What you will do —
Give the data below again exactly as it stands. Omit the pictures.

Given entries —
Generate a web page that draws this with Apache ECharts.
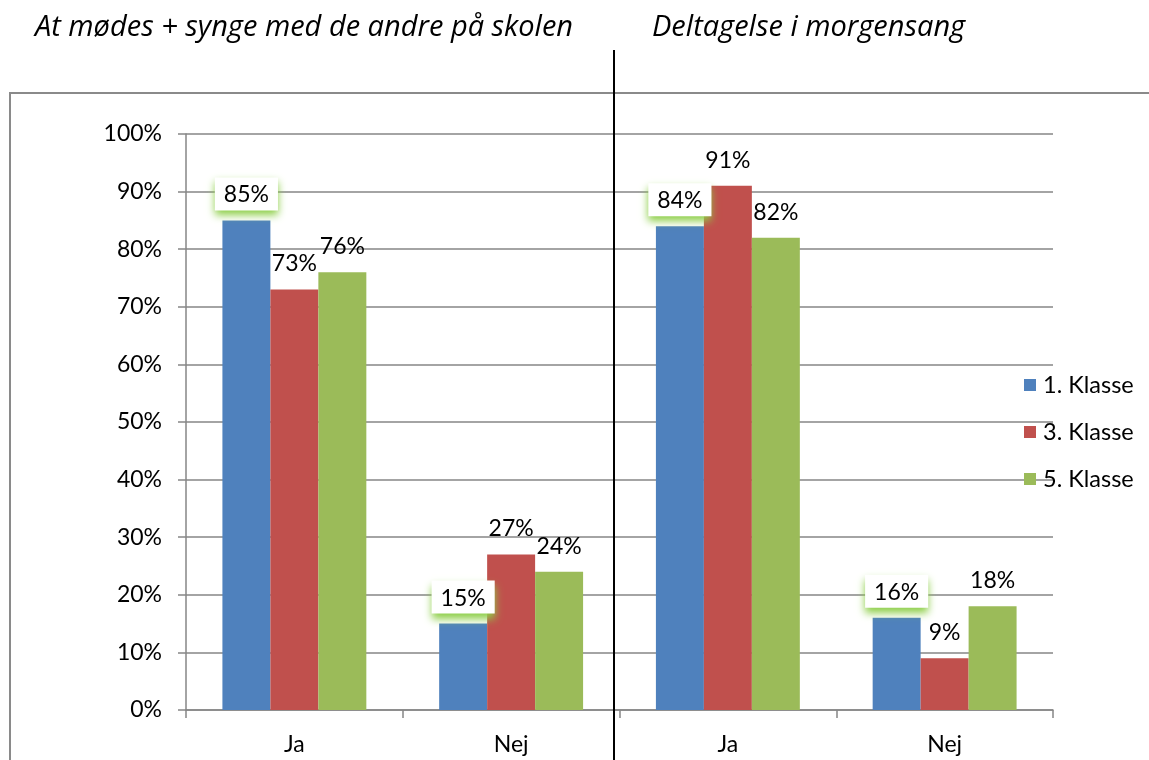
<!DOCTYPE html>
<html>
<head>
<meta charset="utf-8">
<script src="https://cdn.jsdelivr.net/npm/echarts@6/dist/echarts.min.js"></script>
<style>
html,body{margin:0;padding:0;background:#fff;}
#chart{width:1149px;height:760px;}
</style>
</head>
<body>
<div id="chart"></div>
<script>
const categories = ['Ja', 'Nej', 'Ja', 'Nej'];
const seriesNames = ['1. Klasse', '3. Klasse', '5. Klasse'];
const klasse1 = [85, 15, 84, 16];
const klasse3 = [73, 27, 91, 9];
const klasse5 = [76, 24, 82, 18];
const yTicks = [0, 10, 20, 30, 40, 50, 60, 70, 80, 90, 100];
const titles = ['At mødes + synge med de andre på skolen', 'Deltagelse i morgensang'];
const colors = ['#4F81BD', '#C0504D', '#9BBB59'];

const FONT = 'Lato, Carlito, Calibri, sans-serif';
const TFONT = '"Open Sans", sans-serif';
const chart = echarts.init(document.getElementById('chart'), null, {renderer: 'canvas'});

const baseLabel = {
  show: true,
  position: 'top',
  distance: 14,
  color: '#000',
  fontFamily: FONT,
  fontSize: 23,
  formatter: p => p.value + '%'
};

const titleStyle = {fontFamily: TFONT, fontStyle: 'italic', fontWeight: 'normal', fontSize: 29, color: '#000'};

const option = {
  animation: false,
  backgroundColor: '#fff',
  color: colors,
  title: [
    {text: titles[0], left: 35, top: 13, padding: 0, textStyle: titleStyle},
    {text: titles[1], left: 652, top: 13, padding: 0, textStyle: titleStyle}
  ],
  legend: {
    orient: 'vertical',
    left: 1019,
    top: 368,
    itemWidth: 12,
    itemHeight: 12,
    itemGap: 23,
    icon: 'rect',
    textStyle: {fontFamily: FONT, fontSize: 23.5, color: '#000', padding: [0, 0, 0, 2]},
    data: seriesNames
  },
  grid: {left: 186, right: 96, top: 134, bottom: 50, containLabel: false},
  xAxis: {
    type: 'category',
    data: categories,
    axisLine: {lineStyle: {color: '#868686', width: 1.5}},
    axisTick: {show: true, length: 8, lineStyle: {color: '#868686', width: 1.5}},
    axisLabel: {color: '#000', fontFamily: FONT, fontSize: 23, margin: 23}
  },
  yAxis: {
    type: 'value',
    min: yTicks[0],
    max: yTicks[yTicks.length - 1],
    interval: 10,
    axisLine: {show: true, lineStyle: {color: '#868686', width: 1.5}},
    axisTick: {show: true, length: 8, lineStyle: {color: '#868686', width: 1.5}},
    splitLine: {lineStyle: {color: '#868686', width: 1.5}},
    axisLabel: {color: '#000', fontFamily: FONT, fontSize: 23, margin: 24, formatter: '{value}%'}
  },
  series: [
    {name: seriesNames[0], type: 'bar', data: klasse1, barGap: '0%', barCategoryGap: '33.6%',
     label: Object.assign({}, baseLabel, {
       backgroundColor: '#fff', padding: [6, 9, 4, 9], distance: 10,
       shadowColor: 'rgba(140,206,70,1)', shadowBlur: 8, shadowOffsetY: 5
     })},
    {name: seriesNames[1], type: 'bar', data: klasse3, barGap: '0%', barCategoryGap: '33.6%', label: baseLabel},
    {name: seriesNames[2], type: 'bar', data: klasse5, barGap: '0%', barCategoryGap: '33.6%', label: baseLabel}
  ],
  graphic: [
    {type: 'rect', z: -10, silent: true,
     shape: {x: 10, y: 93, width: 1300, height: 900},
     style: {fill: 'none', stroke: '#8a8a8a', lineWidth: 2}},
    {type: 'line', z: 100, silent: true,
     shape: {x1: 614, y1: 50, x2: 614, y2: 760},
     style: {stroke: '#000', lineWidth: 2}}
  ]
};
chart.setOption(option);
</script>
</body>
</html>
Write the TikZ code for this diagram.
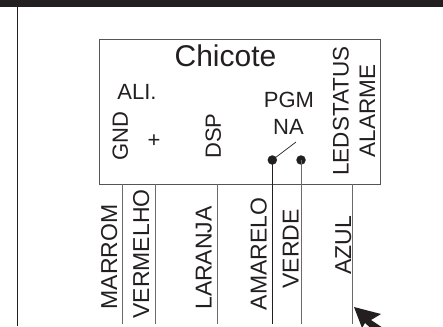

Problem solution —
Generate a web page that draws this with Apache ECharts.
<!DOCTYPE html>
<html>
<head>
<meta charset="utf-8">
<script src="https://cdn.jsdelivr.net/npm/echarts@6/dist/echarts.min.js"></script>
<style>
html,body{margin:0;padding:0;background:#fff;}
#chart{width:1149px;height:760px;}
</style>
</head>
<body>
<div id="chart"></div>
<script>
const categories = ['Ja', 'Nej', 'Ja', 'Nej'];
const seriesNames = ['1. Klasse', '3. Klasse', '5. Klasse'];
const klasse1 = [85, 15, 84, 16];
const klasse3 = [73, 27, 91, 9];
const klasse5 = [76, 24, 82, 18];
const yTicks = [0, 10, 20, 30, 40, 50, 60, 70, 80, 90, 100];
const titles = ['At mødes + synge med de andre på skolen', 'Deltagelse i morgensang'];
const colors = ['#4F81BD', '#C0504D', '#9BBB59'];

const FONT = 'Lato, Carlito, Calibri, sans-serif';
const TFONT = '"Open Sans", sans-serif';
const chart = echarts.init(document.getElementById('chart'), null, {renderer: 'canvas'});

const baseLabel = {
  show: true,
  position: 'top',
  distance: 14,
  color: '#000',
  fontFamily: FONT,
  fontSize: 23,
  formatter: p => p.value + '%'
};

const titleStyle = {fontFamily: TFONT, fontStyle: 'italic', fontWeight: 'normal', fontSize: 29, color: '#000'};

const option = {
  animation: false,
  backgroundColor: '#fff',
  color: colors,
  title: [
    {text: titles[0], left: 35, top: 13, padding: 0, textStyle: titleStyle},
    {text: titles[1], left: 652, top: 13, padding: 0, textStyle: titleStyle}
  ],
  legend: {
    orient: 'vertical',
    left: 1019,
    top: 368,
    itemWidth: 12,
    itemHeight: 12,
    itemGap: 23,
    icon: 'rect',
    textStyle: {fontFamily: FONT, fontSize: 23.5, color: '#000', padding: [0, 0, 0, 2]},
    data: seriesNames
  },
  grid: {left: 186, right: 96, top: 134, bottom: 50, containLabel: false},
  xAxis: {
    type: 'category',
    data: categories,
    axisLine: {lineStyle: {color: '#868686', width: 1.5}},
    axisTick: {show: true, length: 8, lineStyle: {color: '#868686', width: 1.5}},
    axisLabel: {color: '#000', fontFamily: FONT, fontSize: 23, margin: 23}
  },
  yAxis: {
    type: 'value',
    min: yTicks[0],
    max: yTicks[yTicks.length - 1],
    interval: 10,
    axisLine: {show: true, lineStyle: {color: '#868686', width: 1.5}},
    axisTick: {show: true, length: 8, lineStyle: {color: '#868686', width: 1.5}},
    splitLine: {lineStyle: {color: '#868686', width: 1.5}},
    axisLabel: {color: '#000', fontFamily: FONT, fontSize: 23, margin: 24, formatter: '{value}%'}
  },
  series: [
    {name: seriesNames[0], type: 'bar', data: klasse1, barGap: '0%', barCategoryGap: '33.6%',
     label: Object.assign({}, baseLabel, {
       backgroundColor: '#fff', padding: [6, 9, 4, 9], distance: 10,
       shadowColor: 'rgba(140,206,70,1)', shadowBlur: 8, shadowOffsetY: 5
     })},
    {name: seriesNames[1], type: 'bar', data: klasse3, barGap: '0%', barCategoryGap: '33.6%', label: baseLabel},
    {name: seriesNames[2], type: 'bar', data: klasse5, barGap: '0%', barCategoryGap: '33.6%', label: baseLabel}
  ],
  graphic: [
    {type: 'rect', z: -10, silent: true,
     shape: {x: 10, y: 93, width: 1300, height: 900},
     style: {fill: 'none', stroke: '#8a8a8a', lineWidth: 2}},
    {type: 'line', z: 100, silent: true,
     shape: {x1: 614, y1: 50, x2: 614, y2: 760},
     style: {stroke: '#000', lineWidth: 2}}
  ]
};
chart.setOption(option);
</script>
</body>
</html>
Write the TikZ code for this diagram.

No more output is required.